Slow Gentle music playing in 6/8, pictures of pleasant Asian countryside. Man starts singing to his girlfriend, who is suitably dressed, with no exposed shoulders or legs. Girls mother comes in and is angry to find her with a man. They split up. Pictures of Girl and Boy separated, crying and lamenting their love, seemingly lost for ever. Mother comes round to her Daughter's point of view. Boy and Girl get married. More gentle music in 6/8. The end. Repeat over 21(!) identical but different songs, all the way to Phnom Penh.

Neway, Sihanoukville was loverly, with spotless tropical beaches, which were surprisingly empty given the quality of the location. What was lovely about it was the fact that you had the lovely beaches, but given Thailand's proximity and Cambodia's lack of development, it hadn't turned into a high rise tacky beach resort. It was just a sleepy seaside town, with a few backpackers there to keep the watering holes well funded. We had two days on the beach, one day on a boat doing island hopping, and one day visiting some nearby waterfalls (they were cool, but once you've been to Iguazu, you are abit spoilt when it comes to waterfalls!) It was a definite chill out holiday, which couldn't have come at a better time, as it has really energised me for the last four weeks of work at the building site.

From Sihanoukville we went for two days in Phnom Penh, Cambodia's capitol, and by far its largest and most westernised place. The bumpy roads and naked children of Poipet were swapped for paved boulevards and shopping malls. Our time in Phnom Penh wasn't exactly enjoyable, given the content of our visits, but it was extremely worthwhile.

We first of all visited the Choeung Ek killing fields, about 10 miles outside of Phnom Penh. There was surprisingly little to see here, bar a large monument filled with the skulls of roughly 1000 of the 17000 total victims of this site. There were signs showing you the trees against which infants had their heads dashed before being thrown into mass graves with their parents, and signs showing you trees where loudhailers had been set up to broadcast white noise in order to hide the screams of victims as they were bludgeoned to death. (The Cambodian genocide is unique among modern genocides in that there were no mass killings in gas chambers or with machine guns.
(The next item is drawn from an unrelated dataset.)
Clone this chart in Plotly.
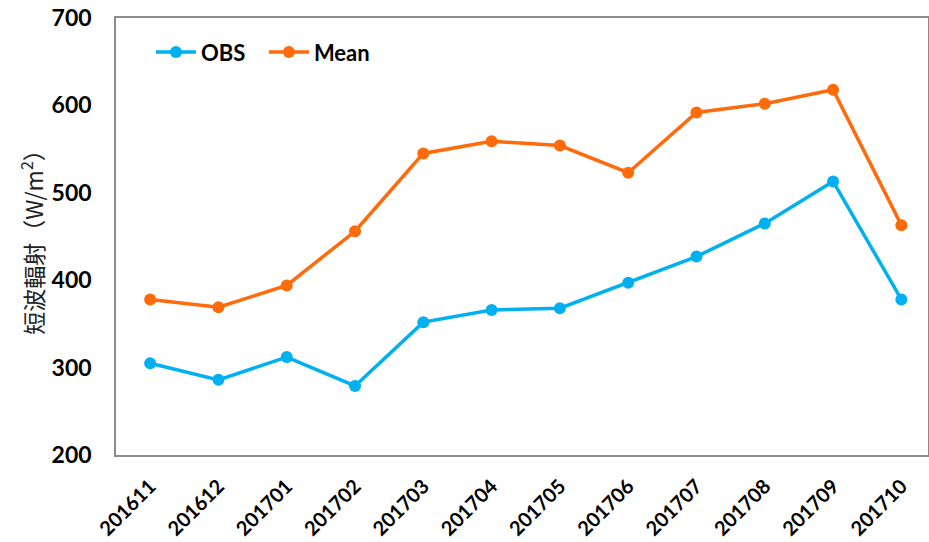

The vast majority of the 1.7 million victims were killed with hand tools, such as shovels or hoes.) There were also signs about the s about the Khmer Rouge,some of them surprisingly angry, referring to the leaders as having 'human shells, but hearts of demons'. You could see how open the wounds on the Cambodian Psyche still remain. It's hardly surprising, given that 1/4 - 1/3 of the population was wiped out, and every Cambodian over the age of 40 has vivid memories of the events.

From the killing fields, we then went to the Toul Sleng genocide museum. This is in the same building as the notorious S-21 prison, in which thousands of Khmer people met torture and death. The Khmer Rouge took control of a high school and converted it into a prison. It only receives roughly 30 - 40 visitors a day, which makes it an eerily deserted place. The museum leaves the prison in much the same layout and state as it was the day it was liberated by Vietnamese forces in 1979. There are rooms where there are metal bed frames used for tying victims to for torture, as well as the actual implements themselves. On top of this there was rooms and rooms full of mugshots of victims, as well as pictures of maimed and deformed corpses tied to the torture beds, taken by Vietnamese soldiers upon the liberation of the prison. (There was also and excellent room detailing the full history of the Khmer Rouge, which took about an hour of careful reading to pass through.) It was a draining day, spiritually, emotionally and physically, but I feel that I can understand the modern Cambodian nation and Psyche far better as a result of it.

Outside of the museum, there was a beggar which an extremely deformed face, which makes you blanch with shock the first time you see it. Seeing This beggar is a man who has had to grow used to every single person who sees him being horrified by the look of his face. Due to Buddhist philosophy, people with physical ailments are looked down upon. They are often shunned by society. What kind of existence is that? Seeing him has affected me deeply, and has him really made me think how incredibly fortunate I am with the health of my body, the comfort of my upbringing, and the benefits of living in a first world country. I have no right to complain, and nothing to complain about.

On a similar but less extreme note, over the past few weeks I have been developing a friendship with a deaf man at Church. His name is Tai, and he is from Vietnam. We have been to lunch, and we somehow manage to communicate through a mixture of sign language, and broken English written down for the other to read.

I am sorry for the unhappy nature of the bulk of the content of this post. It has been a very difficult few days for me, and it has helped me in some measure to get it all written out here. I would very much appreciate your continued prayers for me.